2010 yılı başlarında AKP’nin önde gelenleri önce anayasa değişikliği fırsatının o yasama dönemi için kaçırılmış olduğunu açıkladılar. Ama hemen ertesinde, yargı üstünde denetim sağlamanın seçim sonrasına ertelenemeyeceği konusunda bir uyarı almış olmalılar ki, aynı AKP yetkilileri, bu sefer de Anayasa’da kısmi bazı değişikliklerin hemen gündeme alınabileceğini söylemeye başladılar. Süreci yönetenlerin belirlemelerine göre, AKP’nin bir kuvvet aşısına da ihtiyacı vardı. ABD Büyükelçisi James Jeffrey, AKP’den önce kolları sıvayıp, anayasa değişikliği henüz meclis gündemine bile girmeden İstanbul’da yaptığı bir toplantıda Fulbright bursiyerlerinden anayasa değişikliği konusunda destek istedi.

“Direniş tehlikesi” hâlâ sürüyor

Anayasa referandumunda hayır oyu veren yüzde 42, 2007’nin Cumhuriyet Mitingleri de hatırlanınca hâlâ ciddi bir tedirginlik kaynağı oluşturmaktaydı. Çünkü o güne kadar atılmış adımlar hep küçük ve kısmi adımlardı. İş milli devletin kesin tasfiyesine ve bölünmeye gelince, direnen yüzde 42’nin yüzde 58’in önemli bir bölümünü de yanına çekmesi işten bile değildi. Operasyonlarda doğrudan hedef alınan Türk Ordusu, İşçi Partisi ve diğer yurtseverlerin yanı sıra, direnme olasılığı bulunan bütün muhalefet partilerinin kaset operasyonlarıyla yeniden şekillendirilmesine girişildi.

Bölünme anayasasına direnen güçlerin dağıtılıp eritilmesi için, Türk Devrimi’ne karşı önce İttihat ve Terakki üstünden başlatılmış olan siyasi ve ideolojik saldırı şiddetlendirildi. 27 Mayıs, Dersim, İstiklâl Mahkemeleri, İsmet İnönü üstünden Atatürk Devrimi’ne yönelen saldırılara, Atatürk’ün Gençliğe Hitabesi’ne ve milli bayramların kutlanmasına yönelik kısıtlamalar eşlik etti. Bu ideolojik saldırı, 28 Şubat operasyonuyla eylemli düzeye taşındı. Çünkü bu konularda muhalefetten koparılacak her ödün, karşı-devrim anayasasını meşrulaştırmaya hizmet edecekti.

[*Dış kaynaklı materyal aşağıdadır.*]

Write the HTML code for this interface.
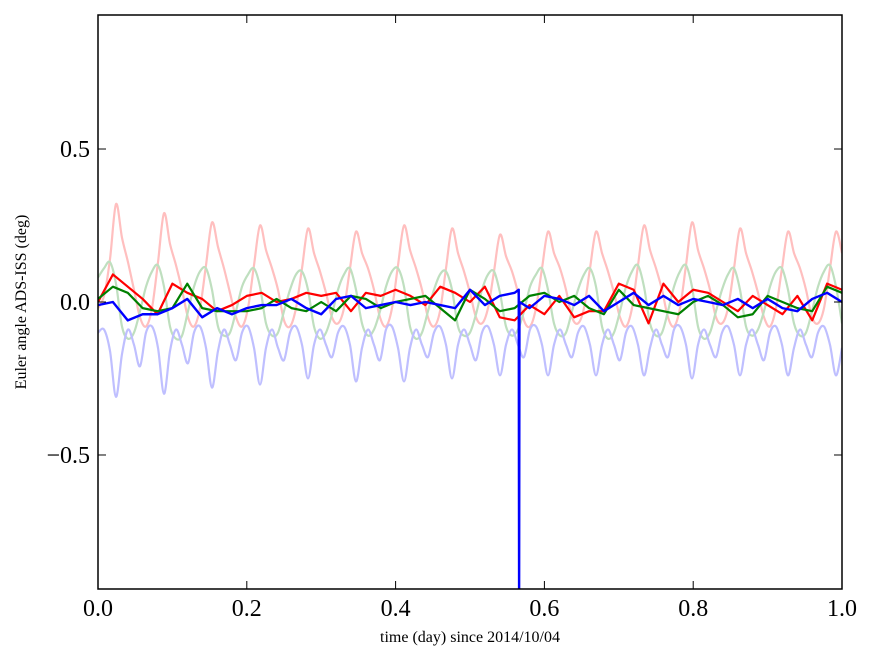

Gayrimeşruluğun üstünü örtmek

Karşı-devrimin şu anda en çok ihtiyaç duyduğu şey, gayrimeşruluğunun üstünü örtmektir.

Bugün karşı-devrim iktidarda olduğuna göre, çıkartılabilecek tek anayasa, karşı-devrimin anayasasıdır. Meclisteki Uzlaşma Komisyonu’nun yegâne hikmeti, bu sürecin gayrimeşruluğunun üstünü örterek, milletin direnişini zayıflatmaktır. Çünkü karşı-devrim anayasasını engelleme imkânına sahip biricik güç, meclisteki şu ya da bu partide değil, milletin kendisindedir.

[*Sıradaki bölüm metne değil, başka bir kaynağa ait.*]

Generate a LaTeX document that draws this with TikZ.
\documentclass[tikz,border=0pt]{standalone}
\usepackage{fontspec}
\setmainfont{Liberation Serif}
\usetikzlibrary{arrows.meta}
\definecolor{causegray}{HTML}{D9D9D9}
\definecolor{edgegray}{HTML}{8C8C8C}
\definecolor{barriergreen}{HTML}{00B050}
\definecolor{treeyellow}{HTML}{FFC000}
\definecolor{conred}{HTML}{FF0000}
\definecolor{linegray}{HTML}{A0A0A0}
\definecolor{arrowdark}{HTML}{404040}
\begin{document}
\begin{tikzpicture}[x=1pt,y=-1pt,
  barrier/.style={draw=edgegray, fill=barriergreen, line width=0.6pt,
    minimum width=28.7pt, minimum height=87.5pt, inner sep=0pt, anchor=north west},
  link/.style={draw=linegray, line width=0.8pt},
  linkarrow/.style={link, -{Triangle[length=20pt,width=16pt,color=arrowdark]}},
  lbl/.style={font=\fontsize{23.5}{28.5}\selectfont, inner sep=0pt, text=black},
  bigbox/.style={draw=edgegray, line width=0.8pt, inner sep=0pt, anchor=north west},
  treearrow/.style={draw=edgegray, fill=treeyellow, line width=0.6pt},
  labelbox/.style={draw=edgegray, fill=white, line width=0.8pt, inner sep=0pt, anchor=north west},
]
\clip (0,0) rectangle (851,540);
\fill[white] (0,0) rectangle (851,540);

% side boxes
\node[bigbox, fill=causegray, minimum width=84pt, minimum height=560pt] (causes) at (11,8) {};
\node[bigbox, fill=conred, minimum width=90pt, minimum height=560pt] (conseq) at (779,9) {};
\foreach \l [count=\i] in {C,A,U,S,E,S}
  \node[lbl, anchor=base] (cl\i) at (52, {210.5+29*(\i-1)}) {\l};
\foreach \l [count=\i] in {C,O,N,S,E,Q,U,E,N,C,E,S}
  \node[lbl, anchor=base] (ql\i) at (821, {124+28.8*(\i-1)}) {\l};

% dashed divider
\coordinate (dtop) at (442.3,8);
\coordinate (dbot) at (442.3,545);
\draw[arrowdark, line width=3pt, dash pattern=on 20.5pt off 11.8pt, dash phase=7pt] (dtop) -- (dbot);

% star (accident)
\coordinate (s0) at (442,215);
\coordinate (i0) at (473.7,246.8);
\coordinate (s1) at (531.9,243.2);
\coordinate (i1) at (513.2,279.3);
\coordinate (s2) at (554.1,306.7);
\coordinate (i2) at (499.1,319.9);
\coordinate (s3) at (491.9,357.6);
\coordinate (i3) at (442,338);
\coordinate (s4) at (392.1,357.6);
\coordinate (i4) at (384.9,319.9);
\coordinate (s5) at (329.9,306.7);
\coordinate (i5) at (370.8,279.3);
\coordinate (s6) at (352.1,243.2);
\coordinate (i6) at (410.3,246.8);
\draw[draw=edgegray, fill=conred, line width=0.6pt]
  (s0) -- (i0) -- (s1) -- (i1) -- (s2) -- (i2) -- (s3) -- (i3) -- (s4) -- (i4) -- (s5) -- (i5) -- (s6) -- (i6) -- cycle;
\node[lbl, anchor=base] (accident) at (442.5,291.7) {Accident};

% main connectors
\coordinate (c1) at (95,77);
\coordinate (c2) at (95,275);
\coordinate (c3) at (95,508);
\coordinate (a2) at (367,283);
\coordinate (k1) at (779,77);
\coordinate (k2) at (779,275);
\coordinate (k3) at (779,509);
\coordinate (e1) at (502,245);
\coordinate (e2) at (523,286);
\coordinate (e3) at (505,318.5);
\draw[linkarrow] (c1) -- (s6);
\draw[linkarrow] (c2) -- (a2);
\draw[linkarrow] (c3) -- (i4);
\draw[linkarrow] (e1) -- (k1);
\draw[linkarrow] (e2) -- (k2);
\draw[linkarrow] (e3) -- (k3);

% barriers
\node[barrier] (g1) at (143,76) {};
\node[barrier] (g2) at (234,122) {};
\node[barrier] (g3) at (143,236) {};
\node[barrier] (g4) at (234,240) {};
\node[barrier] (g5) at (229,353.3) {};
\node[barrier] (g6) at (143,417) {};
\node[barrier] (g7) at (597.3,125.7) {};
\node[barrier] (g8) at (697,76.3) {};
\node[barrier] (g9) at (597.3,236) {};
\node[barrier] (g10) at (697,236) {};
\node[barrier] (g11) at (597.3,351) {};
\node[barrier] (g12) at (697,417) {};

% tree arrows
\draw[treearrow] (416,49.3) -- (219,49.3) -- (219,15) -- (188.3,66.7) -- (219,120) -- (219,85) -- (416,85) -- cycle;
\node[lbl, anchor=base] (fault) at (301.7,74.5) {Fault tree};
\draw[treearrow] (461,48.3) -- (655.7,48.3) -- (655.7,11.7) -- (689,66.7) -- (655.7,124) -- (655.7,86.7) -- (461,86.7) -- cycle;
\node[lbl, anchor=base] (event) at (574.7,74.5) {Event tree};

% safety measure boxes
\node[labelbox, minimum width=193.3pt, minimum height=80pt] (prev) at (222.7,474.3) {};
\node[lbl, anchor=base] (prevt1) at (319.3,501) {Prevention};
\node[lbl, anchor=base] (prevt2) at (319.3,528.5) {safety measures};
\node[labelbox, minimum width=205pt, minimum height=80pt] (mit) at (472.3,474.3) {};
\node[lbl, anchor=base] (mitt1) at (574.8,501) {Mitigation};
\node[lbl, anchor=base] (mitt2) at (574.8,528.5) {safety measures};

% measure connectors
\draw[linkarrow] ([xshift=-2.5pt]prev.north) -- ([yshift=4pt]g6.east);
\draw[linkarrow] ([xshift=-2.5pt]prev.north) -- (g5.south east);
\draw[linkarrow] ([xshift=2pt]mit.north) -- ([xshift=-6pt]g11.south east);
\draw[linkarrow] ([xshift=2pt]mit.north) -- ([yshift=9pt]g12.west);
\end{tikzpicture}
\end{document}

Tek çözüm: Türkiye Cephesi

AKP iktidarı, bugüne kadar hep küçük ve kısmi adımlar atmıştır. ABD de, AKP de, büyük adımların atılmasında, bu sınamadan ilk kez geçecekleri için son derece tedirgindir.

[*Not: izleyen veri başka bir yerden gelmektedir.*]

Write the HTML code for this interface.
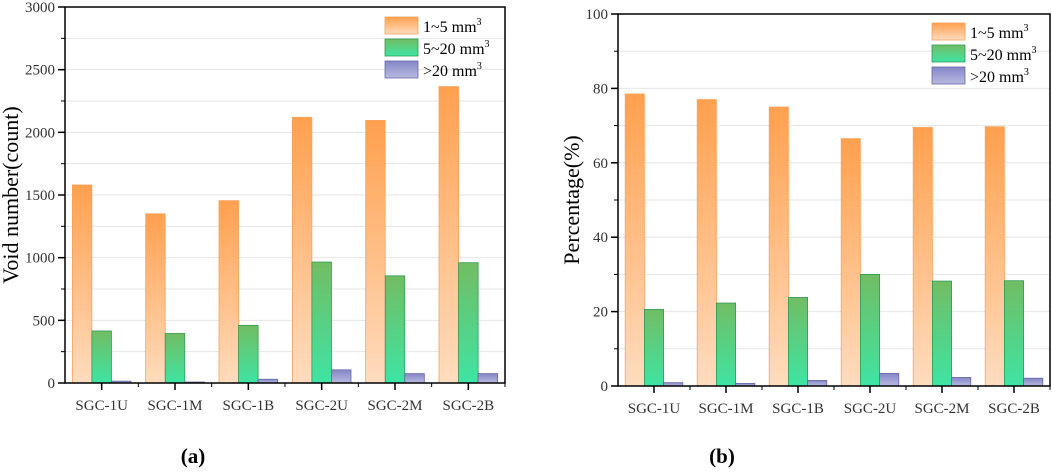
<!DOCTYPE html>
<html><head><meta charset="utf-8">
<style>
body{margin:0;background:#fff;width:1052px;height:474px;overflow:hidden}
svg{display:block;font-family:"Liberation Serif",serif}
</style></head>
<body>
<svg id="svg" width="1052" height="474" viewBox="0 0 1052 474">
<defs>
<linearGradient id="gO" x1="0" y1="0" x2="0" y2="1"><stop offset="0" stop-color="#ffa04e"/><stop offset="1" stop-color="#ffdcbe"/></linearGradient>
<linearGradient id="gG" x1="0" y1="0" x2="0" y2="1"><stop offset="0" stop-color="#72bd62"/><stop offset="1" stop-color="#3ee4a4"/></linearGradient>
<linearGradient id="gP" x1="0" y1="0" x2="0" y2="1"><stop offset="0" stop-color="#8486c8"/><stop offset="1" stop-color="#b8badf"/></linearGradient>
</defs>
<text x="193" y="463" font-size="21" font-weight="bold" text-anchor="middle">(a)</text>
<text x="722" y="463" font-size="21" font-weight="bold" text-anchor="middle">(b)</text>
</svg>
<script>
const categories=["SGC-1U","SGC-1M","SGC-1B","SGC-2U","SGC-2M","SGC-2B"];
const seriesNames=["1~5 mm","5~20 mm",">20 mm"];
const countSmall=[1580,1350,1455,2120,2095,2365];
const countMid=[415,395,460,965,855,960];
const countLarge=[15,8,30,105,75,75];
const pctSmall=[78.5,77,75,66.5,69.5,69.7];
const pctMid=[20.6,22.3,23.8,30,28.2,28.3];
const pctLarge=[0.9,0.7,1.5,3.4,2.3,2.1];
const countTicks=[0,500,1000,1500,2000,2500,3000];
const pctTicks=[0,20,40,60,80,100];

const NS="http://www.w3.org/2000/svg";
const svg=document.getElementById('svg');
function mk(tag,attrs,parent){const e=document.createElementNS(NS,tag);for(const k in attrs)e.setAttribute(k,attrs[k]);(parent||svg).appendChild(e);return e;}

function chart(cfg){
  const g=mk('g',{});
  
  
  const {x0,x1,y0,y1,max,ticks,series}=cfg;
  const ys=v=>y0-(v/max)*(y0-y1);
  const gw=(x1-x0)/categories.length;
  const xc=i=>x0+gw*(i+0.5);
  const step=ticks[1]-ticks[0];
  for(let v=step/2;v<max;v+=step/2){
    const l=mk('line',{x1:x0,x2:x1,y1:ys(v),y2:ys(v),stroke:'#e6e6e6','stroke-width':1},g);
    
    
    mk('line',{x1:x0-4,x2:x0,y1:ys(v),y2:ys(v),stroke:'#000','stroke-width':1},g);
  }
  const bw=gw*0.8/3;
  const fills=['url(#gO)','url(#gG)','url(#gP)'];
  const strokes=['#f7a25c','#2e9a58','#6668a8'];
  series.forEach((arr,s)=>{
    arr.forEach((v,i)=>{
      const x=xc(i)-1.5*bw+s*bw;
      const r=mk('rect',{x:x,y:ys(v),width:bw,height:y0-ys(v),fill:fills[s],stroke:strokes[s],'stroke-width':0.8},g);
      
      
    });
  });
  const fr=mk('rect',{x:x0,y:y1,width:x1-x0,height:y0-y1,fill:'none',stroke:'#000','stroke-width':1.5},g);
  
  
  ticks.forEach(v=>{
    mk('line',{x1:x0-7,x2:x0,y1:ys(v),y2:ys(v),stroke:'#000','stroke-width':1.5},g);
    const t=mk('text',{x:x0-10,y:ys(v)+5,'font-size':15,'text-anchor':'end',fill:'#333'},g);
    t.textContent=v;
    
    
  });
  categories.forEach((c,i)=>{
    mk('line',{x1:xc(i),x2:xc(i),y1:y0,y2:y0+7,stroke:'#000','stroke-width':1.5},g);
    mk('line',{x1:x0+gw*(i+1),x2:x0+gw*(i+1),y1:y0,y2:y0+4,stroke:'#000','stroke-width':1},g);
    const t=mk('text',{x:xc(i),y:y0+27,'font-size':15,'text-anchor':'middle',fill:'#333'},g);
    t.textContent=c;
    
    
  });
  const yt=mk('text',{x:0,y:0,'font-size':22,'text-anchor':'middle',transform:`translate(${cfg.titleX},${(y0+y1)/2}) rotate(-90)`},g);
  yt.textContent=cfg.title;
  
  
  seriesNames.forEach((n,s)=>{
    const ly=cfg.legY+s*22;
    const b=mk('rect',{x:cfg.legX,y:ly,width:33,height:17,fill:fills[s],stroke:strokes[s],'stroke-width':0.8},g);
    
    
    const t=mk('text',{x:cfg.legX+38,y:ly+15,'font-size':16},g);
    t.textContent=n;
    const sup=mk('tspan',{dy:-7,'font-size':10},t);
    sup.textContent='3';
    
    
  });
}
chart({name:'chart-a-void-number',x0:65,x1:505,y0:383,y1:7,max:3000,ticks:countTicks,series:[countSmall,countMid,countLarge],title:'Void number(count)',titleX:18,legX:385,legY:17});
chart({name:'chart-b-percentage',x0:618,x1:1050,y0:386,y1:14,max:100,ticks:pctTicks,series:[pctSmall,pctMid,pctLarge],title:'Percentage(%)',titleX:579,legX:932,legY:23});
</script>
</body></html>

Milli güçlerin Anayasa Kurultayı, 28 Nisan’da Ankara’da toplanıyor. CHP ve MHP’nin Uzlaşma Komisyonu’nu derhal terk etmesi, ülkenin karşı karşıya bulunduğu bütün yakıcı sorunları mücadele programına dahil eden ve Türkiye’den yana bütün güçleri içinde birleştiren bir cephenin oluşturulması yaşamsal önem taşımaktadır. Çünkü güç millettedir ve bu gücü seferber edebilecek biricik çerçeve böyle bir Türkiye Cephesi’dir.